If you focus on the resources in the database and use low level methods to prevent multiple changes on a shared resource on that low level in the application stack, there is no best method: all are causing the loss of work in some form. The only true method that works is the method of good organization and an application which helps you with that, sometimes called Functionality Locking. In the example above, Joe and Jack are both modifying the same row. If you didn't wonder "Why?", start this article at the top and re-read it. If you did, you are on the right track. You see, the less concurrency you create in your application, the less problems it will bring. If Jack, who starts later with the same functionality, isn't able to start the editor for editing the same datarow, because Joe is already busy with the row, he can do something else with his time, because the modifications he has to make will or be lost or will cause that someone else looses his work.
It would be better if Jack then would be notified that a user "Joe" was already working on that row, which then would enlighten an inefficient way of working in the organization, which is fixed by transferring the work Jack had planned for that datarow to Joe, because he's working on that row already. This can be implemented with a common gateway, today we call them webservice. A common gateway to your shared functionality among users can control functionality locking for one application and also for more applications who want to modify the same shared resource.
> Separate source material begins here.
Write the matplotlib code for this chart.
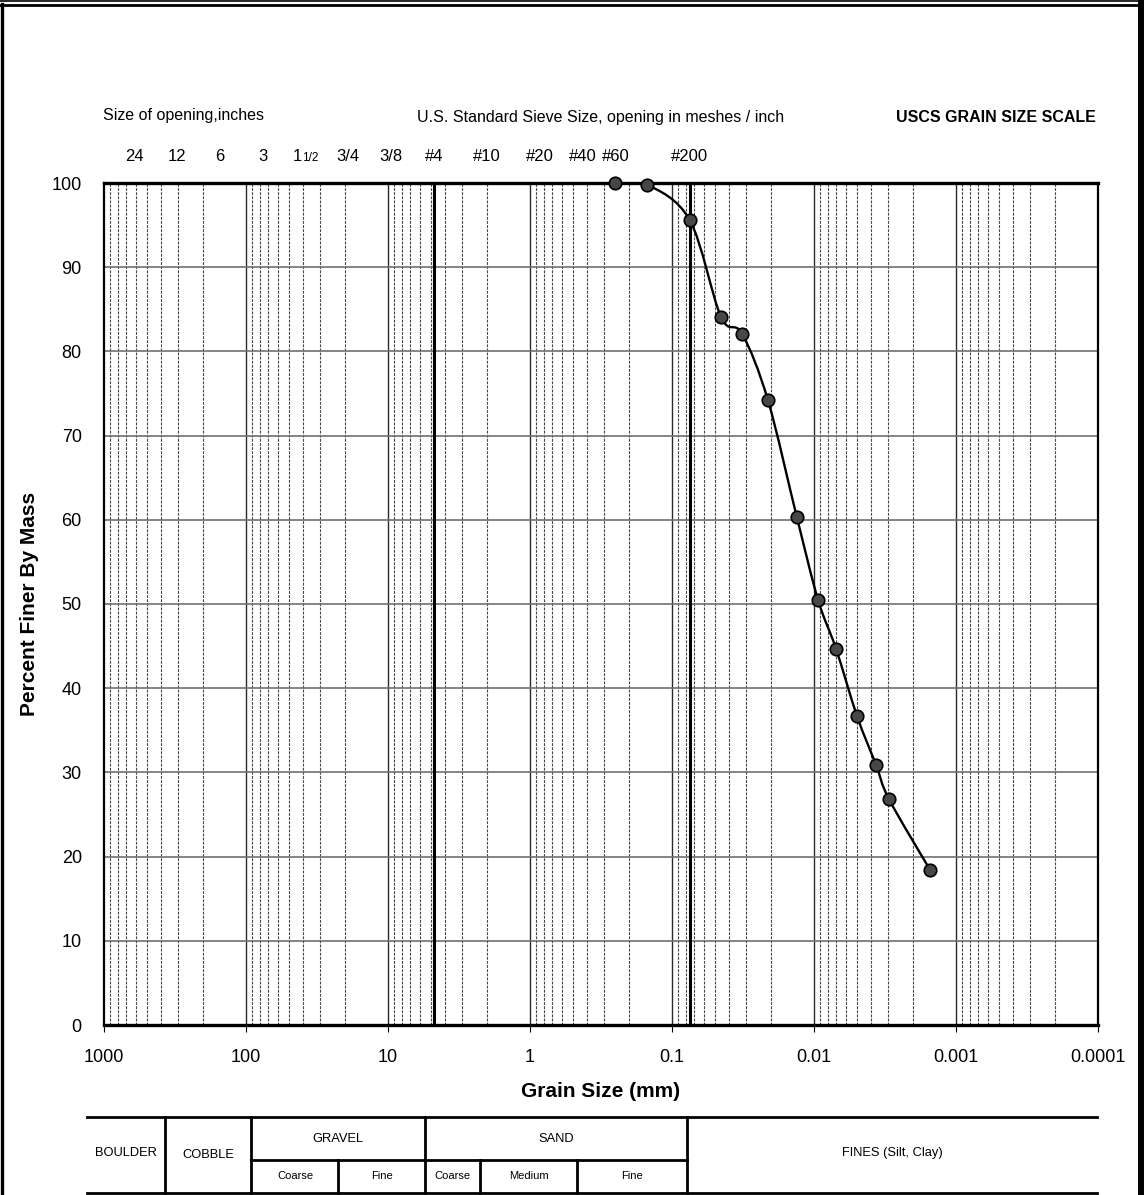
import numpy as np
import matplotlib
matplotlib.use('Agg')
import matplotlib.pyplot as plt
from matplotlib.path import Path
from matplotlib.patches import PathPatch
from matplotlib.transforms import blended_transform_factory, offset_copy

plt.rcParams['font.family'] = ['Liberation Sans', 'DejaVu Sans']

# grain size distribution (hydrometer + sieve)
grain_mm = [0.25, 0.15, 0.075, 0.0452, 0.0321, 0.0211, 0.0132, 0.00937,
            0.0070, 0.00498, 0.00366, 0.00296, 0.00152]
pct_finer = [100.0, 99.8, 95.6, 84.1, 82.1, 74.2, 60.3, 50.5,
             44.7, 36.7, 30.9, 26.8, 18.4]

# sieve / opening labels along the top
sieve_labels = ['24', '12', '6', '3', '1', '3/4', '3/8', '#4', '#10', '#20', '#40', '#60', '#200']
sieve_mm = [609.6, 304.8, 152.4, 76.2, 38.1, 19.05, 9.525, 4.75, 2.0, 0.85, 0.425, 0.25, 0.075]

x_ticks = [1000, 100, 10, 1, 0.1, 0.01, 0.001, 0.0001]
x_ticklabels = ['1000', '100', '10', '1', '0.1', '0.01', '0.001', '0.0001']
y_ticks = list(range(0, 101, 10))

# USCS classification bar
main_classes = ['BOULDER', 'COBBLE', 'GRAVEL', 'SAND', 'FINES (Silt, Clay)']
sub_classes = ['Coarse', 'Fine', 'Coarse', 'Medium', 'Fine']

W, H = 1144, 1195
fig = plt.figure(figsize=(W / 100, H / 100), dpi=100)

# main axes (pixel box 104..1098, 183..1025)
ax = fig.add_axes([104 / W, 1 - 1025 / H, 994 / W, 842 / H])
ax.set_xscale('log')
ax.set_xlim(1000, 0.0001)
ax.set_ylim(0, 100)

# grid
for d in range(-4, 3):
    for m in range(2, 10):
        ax.axvline(m * 10.0 ** d, color='#444444', lw=0.8, ls=(0, (2.5, 1.2)), zorder=1)
for d in range(-3, 3):
    ax.axvline(10.0 ** d, color='#2a2a2a', lw=1.0, zorder=1)
for y in y_ticks[1:-1]:
    ax.axhline(y, color='#707070', lw=1.2, zorder=1)
# #4 and #200 boundaries
for s in (4.75, 0.075):
    ax.axvline(s, color='black', lw=2.2, zorder=2)

for sp in ax.spines.values():
    sp.set_linewidth(1.6)
    sp.set_color('black')
ax.spines['top'].set_linewidth(2.4)
ax.spines['bottom'].set_linewidth(2.4)

ax.set_xticks(x_ticks)
ax.set_xticklabels(x_ticklabels)
ax.xaxis.set_minor_locator(matplotlib.ticker.NullLocator())
ax.set_yticks(y_ticks)
ax.tick_params(axis='x', direction='out', length=5, width=0.8, pad=12, labelsize=13)
ax.tick_params(axis='y', length=0, pad=16, labelsize=13)
ax.set_xlabel('Grain Size (mm)', fontsize=15, fontweight='bold', labelpad=12)
ax.set_ylabel('Percent Finer By Mass', fontsize=15, fontweight='bold', labelpad=9)

# smoothed curve (Catmull-Rom as Bezier in log-x space)
lx = np.log10(grain_mm)
py = np.array(pct_finer)
pts = np.column_stack([lx, py])
verts = [pts[0]]
codes = [Path.MOVETO]
n = len(pts)
for i in range(n - 1):
    p0 = pts[max(i - 1, 0)]
    p1 = pts[i]
    p2 = pts[i + 1]
    p3 = pts[min(i + 2, n - 1)]
    c1 = p1 + (p2 - p0) / 6.0
    c2 = p2 - (p3 - p1) / 6.0
    verts += [c1, c2, p2]
    codes += [Path.CURVE4] * 3
verts = np.array(verts)
verts[:, 0] = 10 ** verts[:, 0]
curve = PathPatch(Path(verts, codes), facecolor='none', edgecolor='black', lw=1.7, zorder=4)
ax.add_patch(curve)
ax.plot(grain_mm, pct_finer, ls='none', marker='o', ms=9, mfc='#474747', mec='black', mew=1.2,
        zorder=5, clip_on=False)

# overlay in pixel coordinates for header, table and border
fr = fig.add_axes([0, 0, 1, 1], zorder=10)
fr.set_xlim(0, W)
fr.set_ylim(H, 0)
fr.axis('off')

fr.text(103, 115, 'Size of opening,inches', fontsize=11.5, va='center', ha='left')
fr.text(601, 117, 'U.S. Standard Sieve Size, opening in meshes / inch', fontsize=11.5, va='center', ha='center')
fr.text(1096, 117, 'USCS GRAIN SIZE SCALE', fontsize=11.5, fontweight='bold', va='center', ha='right')

tr = blended_transform_factory(ax.transData, fr.transData)
for lab, s in zip(sieve_labels, sieve_mm):
    if lab == '1':
        fr.text(s, 156, '1', fontsize=12, ha='right', va='center',
                transform=offset_copy(tr, fig=fig, x=-2.5, y=0, units='points'))
        fr.text(s, 157.5, '1/2', fontsize=8.5, ha='left', va='center',
                transform=offset_copy(tr, fig=fig, x=-2.5, y=0, units='points'))
    else:
        fr.text(s, 156, lab, fontsize=12, ha='center', va='center', transform=tr)

# classification table
lw_t = 2.0
fr.plot([87, 1097], [1117, 1117], color='black', lw=lw_t)
fr.plot([87, 1097], [1193, 1193], color='black', lw=lw_t)
fr.plot([251, 687], [1160, 1160], color='black', lw=lw_t)
for xv in (165, 251, 425, 687):
    fr.plot([xv, xv], [1117, 1193], color='black', lw=lw_t)
for xv in (338, 480, 577):
    fr.plot([xv, xv], [1160, 1193], color='black', lw=lw_t)

main_pos = [(126, 1153), (208, 1155), (338, 1139), (556, 1139), (892, 1153)]
for lab, (xp, yp) in zip(main_classes, main_pos):
    fr.text(xp, yp, lab, fontsize=9.3, ha='center', va='center')
sub_x = [295, 382, 452, 529, 632]
for lab, xp in zip(sub_classes, sub_x):
    fr.text(xp, 1176, lab, fontsize=8, ha='center', va='center')

# page border
fr.plot([0, W], [1, 1], color='black', lw=1.2, clip_on=False)
fr.plot([0, W], [4.5, 4.5], color='black', lw=2.0, clip_on=False)
fr.plot([2, 2], [4, H], color='black', lw=2.4, clip_on=False)
fr.plot([1140.5, 1140.5], [0, H], color='black', lw=5, clip_on=False)

fig.savefig('out.png', dpi=100)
So, every time you write code to pop up a window to notify the user he can't save his work because another user has already modified the rows he tries to overwrite, ask yourself this: "wouldn't it be better to notify the user before he started working on that rows?". Software is not created to keep us busy (ok, some is ;)), it is created (or better: should be created) for making processes more efficient and thus organizations which have a lot of such processes should perform more efficient. Software which tosses away even a fraction of the work done by a single employee because some other employee has done the same already, is inefficient and should be replaced, since it doesn't help the processes be more efficient, on the contrary, software should help the organization with the implementation of more efficient ways to perform the processes encountered in the organization.